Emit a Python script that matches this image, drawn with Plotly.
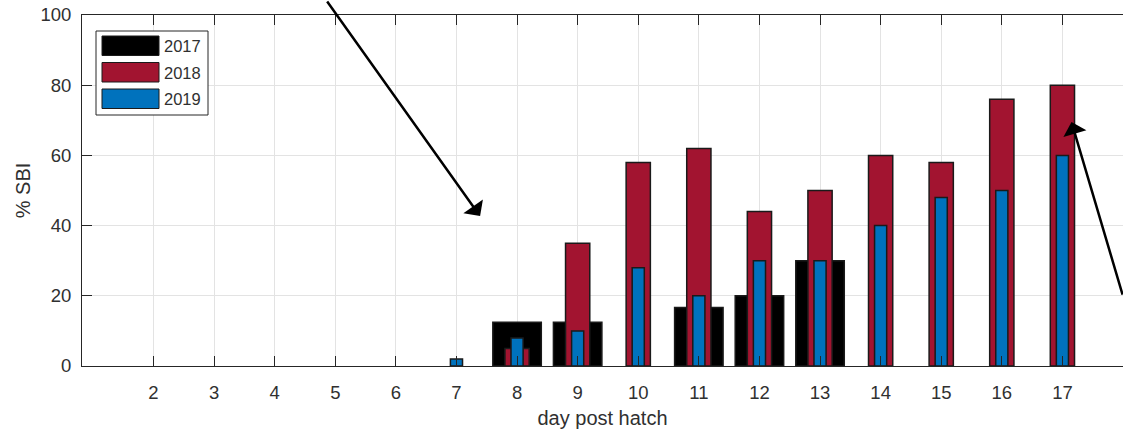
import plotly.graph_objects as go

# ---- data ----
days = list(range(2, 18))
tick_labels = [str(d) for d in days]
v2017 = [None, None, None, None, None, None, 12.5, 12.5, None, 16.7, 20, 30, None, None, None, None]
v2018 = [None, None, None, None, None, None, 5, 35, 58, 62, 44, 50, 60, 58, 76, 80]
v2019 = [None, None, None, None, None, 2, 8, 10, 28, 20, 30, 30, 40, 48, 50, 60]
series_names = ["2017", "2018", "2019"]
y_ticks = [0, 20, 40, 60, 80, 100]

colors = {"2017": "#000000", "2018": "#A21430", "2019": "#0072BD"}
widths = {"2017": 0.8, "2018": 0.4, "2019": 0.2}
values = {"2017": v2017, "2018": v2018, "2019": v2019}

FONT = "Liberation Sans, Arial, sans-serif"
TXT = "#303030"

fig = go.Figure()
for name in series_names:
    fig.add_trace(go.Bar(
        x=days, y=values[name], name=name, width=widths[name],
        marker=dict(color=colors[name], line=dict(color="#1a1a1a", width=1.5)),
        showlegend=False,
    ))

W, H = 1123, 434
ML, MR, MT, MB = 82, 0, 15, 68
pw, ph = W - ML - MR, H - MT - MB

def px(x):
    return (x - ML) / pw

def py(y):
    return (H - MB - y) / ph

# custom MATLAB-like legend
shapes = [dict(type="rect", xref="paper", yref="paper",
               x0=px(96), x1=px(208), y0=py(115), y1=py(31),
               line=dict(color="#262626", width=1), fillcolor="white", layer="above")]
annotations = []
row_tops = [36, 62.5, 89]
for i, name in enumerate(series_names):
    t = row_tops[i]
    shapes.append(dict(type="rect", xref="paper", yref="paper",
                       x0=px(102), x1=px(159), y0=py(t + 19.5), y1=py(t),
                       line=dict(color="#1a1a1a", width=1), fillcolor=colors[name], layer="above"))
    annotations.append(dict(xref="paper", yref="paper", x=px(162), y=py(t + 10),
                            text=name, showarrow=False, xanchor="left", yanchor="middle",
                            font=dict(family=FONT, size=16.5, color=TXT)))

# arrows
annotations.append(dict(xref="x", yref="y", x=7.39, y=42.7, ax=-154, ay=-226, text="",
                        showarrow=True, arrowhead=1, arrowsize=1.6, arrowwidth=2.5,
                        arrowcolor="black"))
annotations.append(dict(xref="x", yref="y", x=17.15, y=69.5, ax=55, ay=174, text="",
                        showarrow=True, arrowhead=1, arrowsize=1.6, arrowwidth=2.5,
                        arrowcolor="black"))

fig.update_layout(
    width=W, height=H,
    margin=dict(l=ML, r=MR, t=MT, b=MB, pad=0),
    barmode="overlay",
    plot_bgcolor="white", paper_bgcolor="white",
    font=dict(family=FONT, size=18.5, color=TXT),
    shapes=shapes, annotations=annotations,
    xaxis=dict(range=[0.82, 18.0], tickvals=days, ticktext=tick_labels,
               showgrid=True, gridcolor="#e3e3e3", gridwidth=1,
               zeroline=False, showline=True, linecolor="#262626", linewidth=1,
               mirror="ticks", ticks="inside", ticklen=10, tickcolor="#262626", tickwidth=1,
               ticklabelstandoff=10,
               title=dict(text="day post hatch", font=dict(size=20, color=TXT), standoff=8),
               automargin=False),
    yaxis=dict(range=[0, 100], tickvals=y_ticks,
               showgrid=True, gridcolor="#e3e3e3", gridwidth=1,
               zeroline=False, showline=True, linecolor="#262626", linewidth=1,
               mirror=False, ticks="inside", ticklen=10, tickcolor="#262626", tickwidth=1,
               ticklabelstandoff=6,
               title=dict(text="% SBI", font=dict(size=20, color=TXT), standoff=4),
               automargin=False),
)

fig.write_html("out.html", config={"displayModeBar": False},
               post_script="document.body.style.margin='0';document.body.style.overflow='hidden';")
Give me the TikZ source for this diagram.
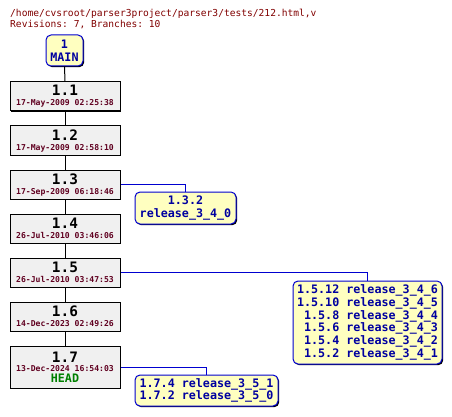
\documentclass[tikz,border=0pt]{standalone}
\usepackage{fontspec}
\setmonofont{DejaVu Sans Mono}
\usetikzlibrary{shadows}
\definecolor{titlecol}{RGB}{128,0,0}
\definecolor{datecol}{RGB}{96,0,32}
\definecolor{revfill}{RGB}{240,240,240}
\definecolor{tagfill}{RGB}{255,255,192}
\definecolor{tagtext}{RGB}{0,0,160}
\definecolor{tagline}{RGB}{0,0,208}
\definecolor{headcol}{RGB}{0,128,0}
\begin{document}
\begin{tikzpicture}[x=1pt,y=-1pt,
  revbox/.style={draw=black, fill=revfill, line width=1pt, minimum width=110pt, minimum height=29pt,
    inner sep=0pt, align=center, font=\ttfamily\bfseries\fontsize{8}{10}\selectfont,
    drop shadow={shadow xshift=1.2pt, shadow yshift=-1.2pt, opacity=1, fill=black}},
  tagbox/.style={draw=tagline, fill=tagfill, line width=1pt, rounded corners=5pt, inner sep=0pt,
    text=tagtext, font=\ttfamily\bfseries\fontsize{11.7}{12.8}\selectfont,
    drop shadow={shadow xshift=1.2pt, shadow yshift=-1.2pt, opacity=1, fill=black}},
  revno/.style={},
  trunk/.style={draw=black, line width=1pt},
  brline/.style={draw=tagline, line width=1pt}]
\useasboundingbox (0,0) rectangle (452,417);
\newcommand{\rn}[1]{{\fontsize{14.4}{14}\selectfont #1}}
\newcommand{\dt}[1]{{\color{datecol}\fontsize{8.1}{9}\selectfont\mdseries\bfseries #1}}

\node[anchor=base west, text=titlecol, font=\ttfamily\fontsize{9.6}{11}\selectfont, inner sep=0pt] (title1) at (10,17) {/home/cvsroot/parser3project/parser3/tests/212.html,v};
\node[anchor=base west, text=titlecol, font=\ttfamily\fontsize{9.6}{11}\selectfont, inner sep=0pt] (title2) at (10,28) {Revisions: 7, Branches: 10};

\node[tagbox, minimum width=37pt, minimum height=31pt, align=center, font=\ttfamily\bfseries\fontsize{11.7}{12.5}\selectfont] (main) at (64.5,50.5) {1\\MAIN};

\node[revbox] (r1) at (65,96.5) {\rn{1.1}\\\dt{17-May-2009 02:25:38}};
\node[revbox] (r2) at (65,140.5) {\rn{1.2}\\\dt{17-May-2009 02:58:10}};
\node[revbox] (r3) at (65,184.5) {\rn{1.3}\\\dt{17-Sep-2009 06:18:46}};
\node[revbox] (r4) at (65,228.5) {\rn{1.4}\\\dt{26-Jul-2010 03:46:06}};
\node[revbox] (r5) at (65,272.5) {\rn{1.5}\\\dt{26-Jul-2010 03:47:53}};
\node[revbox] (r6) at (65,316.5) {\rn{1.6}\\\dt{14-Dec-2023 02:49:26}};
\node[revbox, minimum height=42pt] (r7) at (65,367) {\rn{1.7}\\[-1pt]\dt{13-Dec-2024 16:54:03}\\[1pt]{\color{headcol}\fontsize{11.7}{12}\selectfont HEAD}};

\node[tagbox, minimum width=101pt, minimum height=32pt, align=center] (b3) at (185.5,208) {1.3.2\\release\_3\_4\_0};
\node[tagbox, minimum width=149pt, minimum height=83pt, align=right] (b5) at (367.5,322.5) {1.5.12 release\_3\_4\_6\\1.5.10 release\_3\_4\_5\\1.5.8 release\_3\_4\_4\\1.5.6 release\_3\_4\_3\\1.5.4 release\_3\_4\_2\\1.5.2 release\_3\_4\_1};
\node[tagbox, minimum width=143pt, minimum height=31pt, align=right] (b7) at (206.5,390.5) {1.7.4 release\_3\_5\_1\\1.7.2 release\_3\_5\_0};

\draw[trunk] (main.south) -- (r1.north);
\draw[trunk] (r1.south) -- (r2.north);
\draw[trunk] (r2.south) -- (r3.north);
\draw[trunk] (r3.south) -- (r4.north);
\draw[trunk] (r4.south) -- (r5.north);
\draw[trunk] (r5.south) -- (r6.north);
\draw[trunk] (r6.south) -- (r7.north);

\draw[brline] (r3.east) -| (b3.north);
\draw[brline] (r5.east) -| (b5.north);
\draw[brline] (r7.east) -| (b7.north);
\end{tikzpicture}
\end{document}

(What is being asked):
Write out exactly the lines between the start of the data and the line with "font=dict(family=FONT, size=16.5, color=TXT)))", including both, but none of the pictures.

(Written response):
Emit a Python script that matches this image, drawn with Plotly.
import plotly.graph_objects as go

# ---- data ----
days = list(range(2, 18))
tick_labels = [str(d) for d in days]
v2017 = [None, None, None, None, None, None, 12.5, 12.5, None, 16.7, 20, 30, None, None, None, None]
v2018 = [None, None, None, None, None, None, 5, 35, 58, 62, 44, 50, 60, 58, 76, 80]
v2019 = [None, None, None, None, None, 2, 8, 10, 28, 20, 30, 30, 40, 48, 50, 60]
series_names = ["2017", "2018", "2019"]
y_ticks = [0, 20, 40, 60, 80, 100]

colors = {"2017": "#000000", "2018": "#A21430", "2019": "#0072BD"}
widths = {"2017": 0.8, "2018": 0.4, "2019": 0.2}
values = {"2017": v2017, "2018": v2018, "2019": v2019}

FONT = "Liberation Sans, Arial, sans-serif"
TXT = "#303030"

fig = go.Figure()
for name in series_names:
    fig.add_trace(go.Bar(
        x=days, y=values[name], name=name, width=widths[name],
        marker=dict(color=colors[name], line=dict(color="#1a1a1a", width=1.5)),
        showlegend=False,
    ))

W, H = 1123, 434
ML, MR, MT, MB = 82, 0, 15, 68
pw, ph = W - ML - MR, H - MT - MB

def px(x):
    return (x - ML) / pw

def py(y):
    return (H - MB - y) / ph

# custom MATLAB-like legend
shapes = [dict(type="rect", xref="paper", yref="paper",
               x0=px(96), x1=px(208), y0=py(115), y1=py(31),
               line=dict(color="#262626", width=1), fillcolor="white", layer="above")]
annotations = []
row_tops = [36, 62.5, 89]
for i, name in enumerate(series_names):
    t = row_tops[i]
    shapes.append(dict(type="rect", xref="paper", yref="paper",
                       x0=px(102), x1=px(159), y0=py(t + 19.5), y1=py(t),
                       line=dict(color="#1a1a1a", width=1), fillcolor=colors[name], layer="above"))
    annotations.append(dict(xref="paper", yref="paper", x=px(162), y=py(t + 10),
                            text=name, showarrow=False, xanchor="left", yanchor="middle",
                            font=dict(family=FONT, size=16.5, color=TXT)))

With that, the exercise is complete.